Se abbiamo trascorso la settimana con Dio, nella sua comunione, facendo tutto con lui e per lui, o se in qualche occasione abbiamo commesso una mancanza, ma l’abbiamo subito giudicata e confessata, saremo pieni di gioia e potremo ringraziare Dio con sincerità. Se però siamo stati trascinati nel turbine degli affari, o siamo stati poco fedeli nel nostro lavoro, e non abbiamo trovato il tempo di occuparci del Signore, andremo alla riunione col cuore vuoto e arido; se poi la contemplazione della grazia di Dio e il ricordo delle sofferenze di Cristo, tocca la nostra coscienza e ci spinge a giudicare le nostre incoerenze, possiamo offrire la nostra lode, nonostante la nostra debolezza.
Se per mancanza di vigilanza e di preghiera o presi dalla mondanità, dall’amore per il denaro o da altre cose, andassimo alla riunione per abitudine, col cuore lontano da Dio, l’azione dello Spirito Santo sarebbe ostacolata, e si respirerà una atmosfera pesante, a riprova del fatto che Dio non può avere comunione col male. “Offriamo a Dio un culto gradito, con riverenza e timore! Perché il nostro Dio è anche un fuoco consumante” (Ebrei 12:28-29).
Purtroppo, vi sono dei credenti che non hanno a cuore le riunioni della chiesa, e si accontentano di sapere che sono salvati e che entreranno nel cielo al termine del loro cammino terreno. Essi si privano del grande privilegio di ricordare la morte del Signore, di essere edificati dalla Parola, e commettono una disubbidienza in quanto il Signore prevede che i suoi si ritrovino insieme. “Facciamo attenzione gli uni agli altri per incitarci all’amore e alle buone opere, non abbandonando la nostra comune adunanza, come alcuni sono soliti fare” (Ebrei 10:25).

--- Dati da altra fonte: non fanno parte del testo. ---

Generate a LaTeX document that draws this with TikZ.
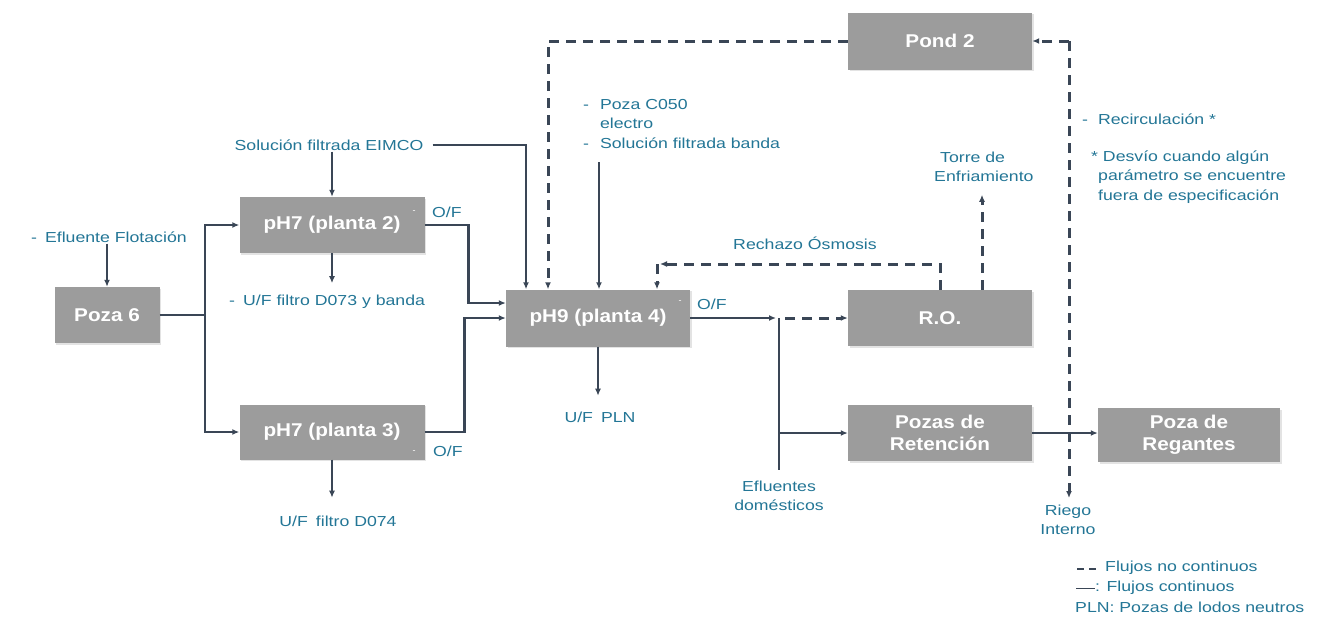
\documentclass[tikz,border=0pt]{standalone}
\usepackage{fontspec}
\setmainfont{Liberation Sans}
\newfontfamily\lblfont[FakeStretch=1.22]{Liberation Sans}
\newfontfamily\boxfont[FakeStretch=1.12]{Liberation Sans}
\usetikzlibrary{arrows.meta,calc,shadows}
\definecolor{boxgray}{RGB}{156,156,156}
\definecolor{lbl}{RGB}{35,118,150}
\definecolor{ln}{RGB}{58,70,86}
\tikzset{
  blk/.style={rectangle, fill=boxgray, text=white, inner sep=0pt, align=center,
    drop shadow={opacity=0.22, shadow xshift=1.5pt, shadow yshift=-1.5pt},
    font=\boxfont\fontsize{18.5}{22}\selectfont\bfseries},
  lab/.style={text=lbl, inner sep=1pt, align=left,
    font=\lblfont\fontsize{14.5}{19.5}\selectfont},
  labc/.style={lab, align=center},
  flow/.style={draw=ln, line width=2.6pt, -{Latex[length=7pt,width=6pt]}},
  dflow/.style={draw=ln, line width=3pt, dash pattern=on 10pt off 7pt, -{Latex[length=7pt,width=6pt]}},
  plainln/.style={draw=ln, line width=2.6pt},
}
\begin{document}
\begin{tikzpicture}[x=1pt,y=-1pt]
\useasboundingbox (0,0) rectangle (1320,630);
\fill[white] (0,0) rectangle (1320,630);

% boxes
\node[blk, minimum width=105pt, minimum height=56pt] (poza6) at (107,315) {Poza 6};
\node[blk, minimum width=185pt, minimum height=56pt] (p2) at (332,225) {pH7 (planta 2)};
\node[blk, minimum width=185pt, minimum height=55pt] (p3) at (332,432) {pH7 (planta 3)};
\node[blk, minimum width=184pt, minimum height=57pt] (p4) at (598,318) {pH9 (planta 4)};
\node[blk, minimum width=184pt, minimum height=57pt] (pond) at (940,41) {Pond 2};
\node[blk, minimum width=184pt, minimum height=56pt] (ro) at (940,318) {R.O.};
\node[blk, minimum width=184pt, minimum height=56pt] (ret) at (940,433) {Pozas de\\Retención};
\node[blk, minimum width=182pt, minimum height=54pt] (reg) at (1189,435) {Poza de\\Regantes};

% small dashes inside boxes
\node[text=white, inner sep=0pt, font=\small] (d2) at (414,212) {-};
\node[text=white, inner sep=0pt, font=\small] (d3) at (414,452) {-};
\node[text=white, inner sep=0pt, font=\small] (d4) at (680,302) {-};

% labels
\node[lab, anchor=west] (eflot) at (30,237) {-\hspace{8pt}Efluente Flotación};
\node[lab] (solf) at (329,145) {Solución filtrada EIMCO};
\node[lab, anchor=west] (uf73) at (228,302) {-\hspace{8pt}U/F filtro D073 y banda};
\node[lab, anchor=west] (of2) at (431,212) {O/F};
\node[lab, anchor=west] (of3) at (432,451) {O/F};
\node[lab] (uf74) at (338,521) {U/F\hspace{8pt}filtro D074};
\node[lab, anchor=west] (c050) at (582,125) {\begin{tabular}{@{}l@{\hspace{11pt}}l@{}}-&Poza C050\\&electro\\-&Solución filtrada banda\end{tabular}};
\node[lab] (ufpln) at (600,417) {U/F\hspace{8pt}PLN};
\node[lab, anchor=west] (of4) at (696,304) {O/F};
\node[lab] (rech) at (805,243) {Rechazo Ósmosis};
\node[lab, anchor=west] (torre) at (933,167) {\hspace{6pt}Torre de\\Enfriamiento};
\node[lab, anchor=west] (recirc) at (1081,119) {-\hspace{10pt}Recirculación *};
\node[lab, anchor=west] (desv) at (1090,177) {* Desvío cuando algún\\\hspace{7pt}parámetro se encuentre\\\hspace{7pt}fuera de especificación};
\node[labc] (efld) at (779,496) {Efluentes\\domésticos};
\node[labc] (riego) at (1068,520) {Riego\\Interno};

% legend
\coordinate (lg1a) at (1077,569);
\coordinate (lg1b) at (1100,569);
\draw[draw=ln, line width=2.8pt, dash pattern=on 7pt off 5pt] (lg1a) -- (lg1b);
\node[lab, anchor=west] (lg1) at (1104,568) {Flujos no continuos};
\coordinate (lg2a) at (1076,588);
\coordinate (lg2b) at (1095,588);
\draw[draw=ln, line width=1pt] (lg2a) -- (lg2b);
\node[lab, anchor=west] (lg2) at (1094,588) {: Flujos continuos};
\node[lab, anchor=west] (lg3) at (1074,607) {PLN: Pozas de lodos neutros};

% connectors
\draw[flow] (eflot.south -| poza6.north) -- (poza6.north);
\coordinate (j1) at (205,315);
\draw[plainln] (poza6.east) -- (j1);
\draw[flow] (j1) |- (p2.west);
\draw[flow] (j1) |- (p3.west);
\draw[flow] (solf.south -| p2.north) -- (p2.north);
\draw[flow] ([xshift=8pt]solf.east) -| ($(p4.north)+(-72,0)$);
\draw[dflow] (pond.west) -| ($(p4.north)+(-50,0)$);
\coordinate (c050in) at (599,162);
\draw[flow] (c050in) -- (c050in |- p4.north);
\draw[flow] (p2.east) -- ++(44,0) |- ($(p4.west)+(0,-15)$);
\draw[flow] (p3.east) -- ++(40,0) |- (p4.west);
\draw[flow] (p2.south) -- ++(0,30);
\draw[flow] (p3.south) -- ++(0,38);
\draw[flow] (p4.south) -- ++(0,49);

\coordinate (jt) at (779,318);
\coordinate (jb) at (779,470);
\draw[plainln] (jt) -- (jb);
\draw[flow] (p4.east) -- ($(jt)+(-3,0)$);
\draw[dflow] ($(jt)+(6,0)$) -- (ro.west);
\draw[flow] (jt |- ret.west) -- (ret.west);
\draw[flow] (ret.east) -- (reg.west |- ret.east);

% rechazo osmosis
\coordinate (rc) at (657,264);
\draw[dflow] (ro.north) |- ($(rc)+(3,0)$);
\draw[dflow] (rc) -- (rc |- p4.north);
% torre
\draw[dflow] ($(ro.north)+(42,0)$) -- ++(0,-95);
% recirculacion / riego
\coordinate (rg) at (1069,498);
\draw[dflow] (rg |- pond.east) -- (pond.east);
\draw[dflow] (rg |- pond.east) -- (rg);
\end{tikzpicture}
\end{document}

Se amiamo la luce e la santità di Dio, e siamo pronti a giudicare i frutti della carne, possiamo godere della sua comunione; e quando ci troveremo coi nostri fratelli e sorelle potremo lodare Dio con cuori sinceri e ricordare la morte del Signore con riconoscenza; e godendo della sua presenza saremo noi stessi edificati.